Cardew Treatise

A valuable release – because the players often had no idea where they were going

Record and Artist Details

Label: Mode Records

Media Format: CD or Download

Media Runtime: 0

Catalogue Number: MODE205

In October 1967 flautist Petr Kotik’s QUaX Ensemble gave a performance of Cornelius Cardew’s graphic-score masterwork Treatise in Prague and, happily for us, someone thought to record it. Now Kotik and Mode Records boss Brian Brandt have remastered this precious piece of history and it sounds very good indeed: febrile, expansive, itchy with life.

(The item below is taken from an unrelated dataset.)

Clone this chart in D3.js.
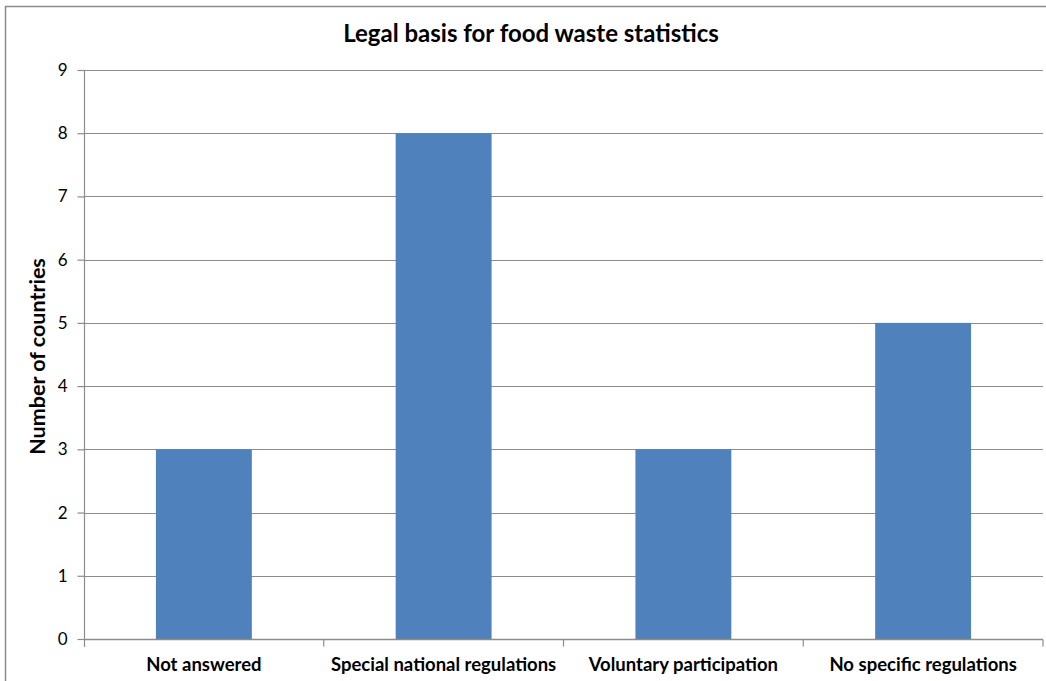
<!DOCTYPE html>
<html><head><meta charset="utf-8">
<script src="https://cdn.jsdelivr.net/npm/d3@7"></script>
<style>body{margin:0;background:#fff}svg{display:block}</style>
</head><body>
<script>
const categories = ["Not answered", "Special national regulations", "Voluntary participation", "No specific regulations"];
const values = [3, 8, 3, 5];
const yTicks = [0,1,2,3,4,5,6,7,8,9];
const title = "Legal basis for food waste statistics";
const yTitle = "Number of countries";

const W = 1046, H = 681;
const m = {left: 84, right: 3, top: 70, bottom: 42};
const font = "Lato, 'Open Sans', sans-serif";
const svg = d3.select("body").append("svg").attr("width", W).attr("height", H);

svg.append("rect").attr("x", 5.5).attr("y", 6.5).attr("width", W + 10).attr("height", H + 10)
  .attr("fill", "#fff").attr("stroke", "#8c8c8c").attr("stroke-width", 1.5);

const x = d3.scaleBand().domain(categories).range([m.left, W - m.right]).paddingInner(0.6).paddingOuter(0.3);
const y = d3.scaleLinear().domain([0, 9]).range([H - m.bottom, m.top]);

// gridlines
svg.append("g").selectAll("line").data(yTicks.filter(d => d > 0)).join("line")
  .attr("x1", m.left).attr("x2", W - m.right)
  .attr("y1", d => Math.round(y(d)) + 0.5).attr("y2", d => Math.round(y(d)) + 0.5)
  .attr("stroke", "#8c8c8c").attr("stroke-width", 1);

// bars
svg.append("g").selectAll("rect").data(values).join("rect")
  .attr("x", (d, i) => x(categories[i])).attr("width", x.bandwidth())
  .attr("y", d => y(d)).attr("height", d => y(0) - y(d))
  .attr("fill", "#4F81BD");

// y axis
const yAxis = svg.append("g").attr("transform", `translate(${m.left + 0.5},0)`)
  .call(d3.axisLeft(y).tickValues(yTicks).tickSize(7).tickPadding(10).tickFormat(d3.format("d")));
yAxis.selectAll("line,path").attr("stroke", "#8c8c8c").attr("stroke-width", 1.2);
yAxis.select("path").attr("d", `M0,${y(9)}V${y(0) + 8}`);
yAxis.selectAll("text").attr("font-family", font).attr("font-size", 17).attr("fill", "#000");

// x axis
const bandStep = (W - m.right - m.left) / categories.length;
const xg = svg.append("g").attr("transform", `translate(0,${Math.round(y(0)) + 0.5})`);
xg.append("line").attr("x1", m.left).attr("x2", W - m.right).attr("stroke", "#8c8c8c").attr("stroke-width", 1.5);
xg.selectAll("line.tk").data(d3.range(1, categories.length + 1)).join("line").attr("class", "tk")
  .attr("x1", i => m.left + i * bandStep).attr("x2", i => m.left + i * bandStep)
  .attr("y1", 0).attr("y2", 7).attr("stroke", "#8c8c8c").attr("stroke-width", 1.2);
xg.selectAll("text").data(categories).join("text")
  .attr("x", d => x(d) + x.bandwidth() / 2).attr("y", 31)
  .attr("text-anchor", "middle").attr("font-family", font).attr("font-weight", "bold")
  .attr("font-size", 18.5).attr("fill", "#000").text(d => d);

// title
svg.append("text").attr("x", 531).attr("y", 42).attr("text-anchor", "middle")
  .attr("font-family", font).attr("font-weight", "bold").attr("font-size", 24).text(title);

// y title
svg.append("text").attr("transform", `translate(45,${(y(0) + y(9)) / 2 + 2}) rotate(-90)`)
  .attr("text-anchor", "middle").attr("font-family", font).attr("font-weight", "bold")
  .attr("font-size", 21.5).text(yTitle);
</script>
</body></html>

Treatise was Cardew’s most trail-blazing moment, a source of boundless ideas, controversies and rethinks. On the page his 193-leaf graphic score is a beautiful thing that makes you fall, Alice-like, towards sound. Running throughout is an empty stave (broken only exceptionally), above which Cardew’s intricate calligraphy has circles rotating inside circles, masses of fractal-like linear activity, lunar landscape shapes and pulverised conventional notation that has disembodied notes and accidentals melting against abstract graphics. Appropriately for a composer who had recently migrated from Stockhausen’s overbearing control to join free-improvisation collective AMM, these symbols don’t come with a definitive codebook. To each player they mean whatever they mean.

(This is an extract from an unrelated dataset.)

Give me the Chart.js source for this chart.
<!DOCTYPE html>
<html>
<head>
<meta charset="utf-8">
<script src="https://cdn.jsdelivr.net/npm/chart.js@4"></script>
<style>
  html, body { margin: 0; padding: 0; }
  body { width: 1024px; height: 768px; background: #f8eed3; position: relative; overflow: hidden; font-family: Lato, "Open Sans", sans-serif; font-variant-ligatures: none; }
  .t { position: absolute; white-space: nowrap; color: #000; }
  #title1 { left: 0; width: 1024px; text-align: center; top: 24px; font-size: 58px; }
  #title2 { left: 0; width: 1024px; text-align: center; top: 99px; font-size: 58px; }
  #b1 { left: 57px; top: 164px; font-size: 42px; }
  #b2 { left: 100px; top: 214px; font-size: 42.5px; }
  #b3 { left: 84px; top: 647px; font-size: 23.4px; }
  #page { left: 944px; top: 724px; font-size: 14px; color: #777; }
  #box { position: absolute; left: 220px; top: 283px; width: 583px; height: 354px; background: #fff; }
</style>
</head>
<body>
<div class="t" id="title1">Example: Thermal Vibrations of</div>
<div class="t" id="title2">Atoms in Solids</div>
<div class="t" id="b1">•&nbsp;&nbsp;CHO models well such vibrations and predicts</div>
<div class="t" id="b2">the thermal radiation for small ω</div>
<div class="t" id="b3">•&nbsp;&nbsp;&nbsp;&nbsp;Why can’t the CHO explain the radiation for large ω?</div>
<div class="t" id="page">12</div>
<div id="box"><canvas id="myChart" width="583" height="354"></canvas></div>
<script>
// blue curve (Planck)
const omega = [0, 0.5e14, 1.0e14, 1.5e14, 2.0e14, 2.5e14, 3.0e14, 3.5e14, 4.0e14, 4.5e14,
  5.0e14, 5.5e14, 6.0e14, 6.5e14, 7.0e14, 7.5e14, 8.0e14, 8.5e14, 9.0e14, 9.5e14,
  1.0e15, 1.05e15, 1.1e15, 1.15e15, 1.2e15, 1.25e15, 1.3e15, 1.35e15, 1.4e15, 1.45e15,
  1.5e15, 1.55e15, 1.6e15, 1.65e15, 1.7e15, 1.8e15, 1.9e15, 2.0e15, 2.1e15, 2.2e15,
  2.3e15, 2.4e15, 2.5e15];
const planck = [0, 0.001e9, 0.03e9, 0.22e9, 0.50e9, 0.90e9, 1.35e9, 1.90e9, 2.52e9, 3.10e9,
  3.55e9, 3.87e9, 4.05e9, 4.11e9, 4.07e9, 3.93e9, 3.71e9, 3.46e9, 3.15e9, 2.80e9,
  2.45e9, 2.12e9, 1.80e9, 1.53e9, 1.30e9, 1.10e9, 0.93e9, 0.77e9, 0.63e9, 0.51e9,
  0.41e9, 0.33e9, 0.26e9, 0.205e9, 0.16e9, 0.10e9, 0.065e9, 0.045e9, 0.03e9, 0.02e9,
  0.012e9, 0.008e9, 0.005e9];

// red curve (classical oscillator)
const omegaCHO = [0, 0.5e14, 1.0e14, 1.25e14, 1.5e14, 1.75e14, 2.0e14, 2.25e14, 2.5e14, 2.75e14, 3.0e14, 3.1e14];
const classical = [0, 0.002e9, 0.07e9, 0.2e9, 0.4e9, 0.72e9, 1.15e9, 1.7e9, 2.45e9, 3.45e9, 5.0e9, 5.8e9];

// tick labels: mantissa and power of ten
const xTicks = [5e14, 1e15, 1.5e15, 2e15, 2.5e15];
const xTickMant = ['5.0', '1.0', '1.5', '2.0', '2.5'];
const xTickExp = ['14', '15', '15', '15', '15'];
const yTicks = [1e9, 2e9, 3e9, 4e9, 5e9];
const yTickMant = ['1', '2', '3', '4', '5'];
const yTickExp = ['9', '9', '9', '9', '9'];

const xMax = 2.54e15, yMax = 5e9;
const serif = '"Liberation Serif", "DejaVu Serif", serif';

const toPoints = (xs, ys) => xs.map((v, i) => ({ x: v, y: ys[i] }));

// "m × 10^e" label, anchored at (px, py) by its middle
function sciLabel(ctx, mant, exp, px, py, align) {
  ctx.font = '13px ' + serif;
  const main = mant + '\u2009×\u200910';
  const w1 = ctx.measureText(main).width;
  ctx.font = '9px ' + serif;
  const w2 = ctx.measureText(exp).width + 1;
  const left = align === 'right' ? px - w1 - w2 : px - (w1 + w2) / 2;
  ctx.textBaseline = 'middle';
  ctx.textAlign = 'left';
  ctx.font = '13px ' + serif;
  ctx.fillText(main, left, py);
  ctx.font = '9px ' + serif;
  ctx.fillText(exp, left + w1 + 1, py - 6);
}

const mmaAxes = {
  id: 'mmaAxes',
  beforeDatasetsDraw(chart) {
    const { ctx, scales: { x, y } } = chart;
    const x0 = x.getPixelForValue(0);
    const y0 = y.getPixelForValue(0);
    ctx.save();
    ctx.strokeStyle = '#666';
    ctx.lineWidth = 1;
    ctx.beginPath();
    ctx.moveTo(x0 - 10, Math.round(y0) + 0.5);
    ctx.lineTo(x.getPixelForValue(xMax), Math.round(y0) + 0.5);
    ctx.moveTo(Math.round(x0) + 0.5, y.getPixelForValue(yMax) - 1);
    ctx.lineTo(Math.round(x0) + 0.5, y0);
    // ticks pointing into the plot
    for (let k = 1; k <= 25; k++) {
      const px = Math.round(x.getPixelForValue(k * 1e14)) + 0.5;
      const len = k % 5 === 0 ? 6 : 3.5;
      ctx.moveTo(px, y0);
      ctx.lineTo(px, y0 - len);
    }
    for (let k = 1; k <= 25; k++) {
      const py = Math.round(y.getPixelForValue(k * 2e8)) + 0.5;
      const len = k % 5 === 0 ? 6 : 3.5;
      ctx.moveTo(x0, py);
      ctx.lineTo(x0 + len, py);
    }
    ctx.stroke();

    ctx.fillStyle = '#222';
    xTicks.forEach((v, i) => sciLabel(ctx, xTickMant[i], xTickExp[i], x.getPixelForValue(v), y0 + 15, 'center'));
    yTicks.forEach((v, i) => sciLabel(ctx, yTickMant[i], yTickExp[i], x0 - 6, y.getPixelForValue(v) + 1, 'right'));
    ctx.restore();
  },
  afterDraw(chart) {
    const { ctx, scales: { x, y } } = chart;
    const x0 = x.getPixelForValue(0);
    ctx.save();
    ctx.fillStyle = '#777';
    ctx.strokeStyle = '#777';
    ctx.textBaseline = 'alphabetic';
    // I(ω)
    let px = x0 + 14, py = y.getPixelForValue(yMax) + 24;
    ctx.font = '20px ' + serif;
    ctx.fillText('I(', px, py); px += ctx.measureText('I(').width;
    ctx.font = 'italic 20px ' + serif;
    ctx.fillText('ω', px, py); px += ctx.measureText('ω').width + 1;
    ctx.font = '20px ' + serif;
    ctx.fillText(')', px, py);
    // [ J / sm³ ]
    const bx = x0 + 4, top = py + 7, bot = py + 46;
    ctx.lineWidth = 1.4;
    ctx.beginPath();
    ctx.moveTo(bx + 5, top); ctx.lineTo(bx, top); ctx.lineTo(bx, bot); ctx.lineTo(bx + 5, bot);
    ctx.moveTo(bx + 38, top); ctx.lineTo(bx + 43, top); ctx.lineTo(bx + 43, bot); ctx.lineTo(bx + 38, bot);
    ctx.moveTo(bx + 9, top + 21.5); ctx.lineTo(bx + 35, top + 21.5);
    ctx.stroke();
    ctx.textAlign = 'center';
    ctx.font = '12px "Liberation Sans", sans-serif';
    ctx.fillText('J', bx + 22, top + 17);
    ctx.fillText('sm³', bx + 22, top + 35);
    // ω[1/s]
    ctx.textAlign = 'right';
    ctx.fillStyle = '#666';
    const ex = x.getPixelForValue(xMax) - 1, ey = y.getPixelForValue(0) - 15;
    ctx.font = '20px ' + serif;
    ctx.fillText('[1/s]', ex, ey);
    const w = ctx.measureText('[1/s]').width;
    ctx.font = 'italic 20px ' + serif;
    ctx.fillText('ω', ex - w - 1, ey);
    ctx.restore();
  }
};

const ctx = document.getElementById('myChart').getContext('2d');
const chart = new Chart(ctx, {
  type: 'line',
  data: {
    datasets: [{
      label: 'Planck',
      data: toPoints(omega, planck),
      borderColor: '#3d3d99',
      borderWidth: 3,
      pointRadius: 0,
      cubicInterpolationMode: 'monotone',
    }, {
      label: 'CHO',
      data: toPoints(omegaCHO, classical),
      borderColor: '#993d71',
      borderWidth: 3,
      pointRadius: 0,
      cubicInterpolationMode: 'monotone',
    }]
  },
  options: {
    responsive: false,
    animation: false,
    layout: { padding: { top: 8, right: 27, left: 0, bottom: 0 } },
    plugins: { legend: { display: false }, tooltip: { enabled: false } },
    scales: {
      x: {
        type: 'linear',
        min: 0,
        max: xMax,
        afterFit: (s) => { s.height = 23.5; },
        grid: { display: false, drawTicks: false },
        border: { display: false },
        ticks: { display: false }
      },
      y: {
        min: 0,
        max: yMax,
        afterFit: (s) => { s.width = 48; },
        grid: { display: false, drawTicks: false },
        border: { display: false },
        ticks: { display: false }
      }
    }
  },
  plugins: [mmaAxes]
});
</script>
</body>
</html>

Unlike the performers on Art Lange’s overly practised, slick 1999 version (hatART), these players often – and quite obviously – have no idea what should come next, and busy silences punctuate as they intuit how to move forwards. Sometimes they land themselves in a cul-de-sac; more often they jump with an ecstatic leap of collective faith towards bold new freedoms. It would be easy to lampoon the period trimmings: the bouncing ping-pong balls, a trumpet played with a bassoon reed, everyone doubling on violin whether they play violin or not. But every note is sincerity felt, every sound pursued to a beautiful, authentic core.